If the hon. Member for St Albans (Mrs Main) has tabled questions that are orderly—they would not be on the Order Paper unless they were adjudged to be orderly—they should receive replies and quickly. My advice to the hon. Lady is to look for those replies each day from now on. If she does not get them, I rather imagine that she will return to the subject. In the interests of propriety, however, the Department should now provide those answers. Its performance is unsatisfactory. I do not want to use the word “shameful”, but it is unsatisfactory.
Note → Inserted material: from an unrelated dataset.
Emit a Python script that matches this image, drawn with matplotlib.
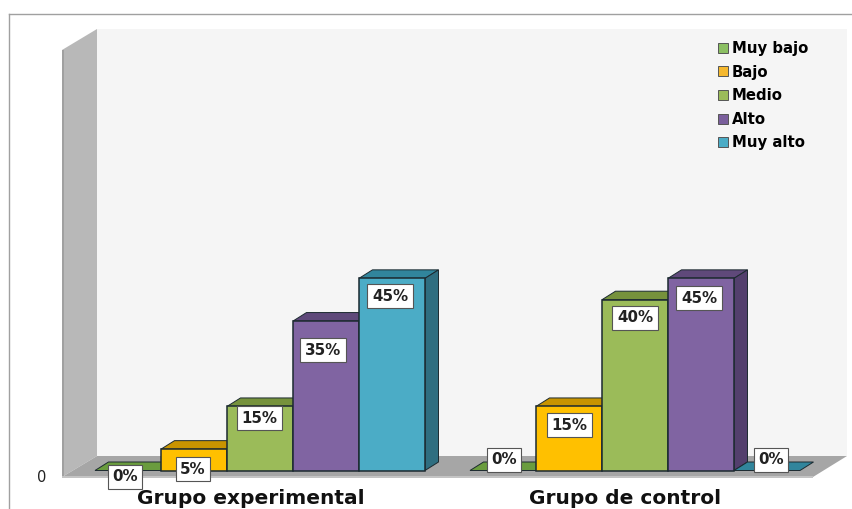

On a point of order, Mr Speaker. Yesterday, the House had a comprehensive debate on the Government’s foreign policy and, in particular, its role in arms deals with Saudi Arabia. I put it to the Government that an urgent investigation should take place, following new evidence showing that UK bombs have been used in Yemen. At yesterday’s Foreign and Commonwealth Office questions, the Foreign Secretary stated that
“the Ministry of Defence is urgently investigating the allegations, and I believe there will be an urgent question on this subject shortly.”—[Official Report, 24 May 2016; Vol. 611, c. 395.]
This morning, the Ministry of Defence gave a statement to the BBC World Service that contradicts the Foreign Secretary’s comments yesterday. The MOD statement says:
“We are not launching an investigation, we are seeking urgent clarification from Saudi Arabia as to whether or not these weapons have been used in the recent conflict and that is our usual policy.”
Have either the Foreign Secretary or his office asked you whether he can come to the House to clarify the position?
No, no request to issue a clarification has been made to me. If memory serves me correctly, the line of the Government that no investigation is under way was put by the Defence Secretary in response to the urgent question yesterday—that is my recollection—although, as the hon. Lady says, that is a different stance from that proffered by the Foreign Secretary at oral questions. It is not entirely novel for there to be different statements on the same subject emanating from representatives of different Departments. If a Minister thinks, in the light of the facts, that he needs to correct the record of what he said—I think the hon. Lady has the Foreign Secretary in mind in this context—doubtless he will do so. If he does not, it is presumably because he judges there to be no need. In that situation, the hon. Lady must table questions if she wants further elucidation, but it would be useful to have clarity on the matter.
On a point of order, Mr Speaker. On Thursday 19 May, the shadow Minister for Europe, the hon. Member for North West Durham (Pat Glass), visited Sawley in my constituency, where she gave a radio interview in which she described one of my constituents—
Order. I must ask the hon. Lady what on earth what was said outside the Chamber could possibly have to do with me in the Chair.
All sorts of things reflect badly or well, but it has got nothing to do with the Chair. If the Chair took responsibility for what people said outside this Chamber, I really would have a very, very large responsibility indeed. It is very kind of the hon. Lady if she wishes to invest me with that sort of imperial power, but I do not think I have it and I doubt the House would want me to either.
On a point of order, Mr Speaker. When my right hon. Friend the Member for Gordon (Alex Salmond) raised the issue of the Brain family in my constituency, the Chancellor of the Exchequer replied by saying that he would write to my right hon. Friend. This family are due to be deported in the next few days, and I am concerned about the timeliness of a letter, if that was to be written to my right hon. Friend. What routes are open to me to make sure that this case is urgently addressed, through the Home Secretary, to respect what was put in place at the time the family came here—that the post-work study visa would be in place—so that we do not deport this family, who are a credit to the highlands?
I am grateful to the hon. Gentleman. My short answer to his inquiry is that if the matter is urgent, in his judgment, he knows the recourse available to him, and it would then be for the Chair to judge whether the matter was urgent. Perhaps we can leave it there for now. The right hon. Member for Gordon (Alex Salmond) is stirring in his seat. [Interruption.] No, he does not have a point of order. Well, it is one thing to play with one’s own hair, but it is another thing to play with somebody else’s. I wondered whether there was a point of order brewing from the right hon. Gentleman, but there was not on this occasion—another time. I am sure he was being helpful.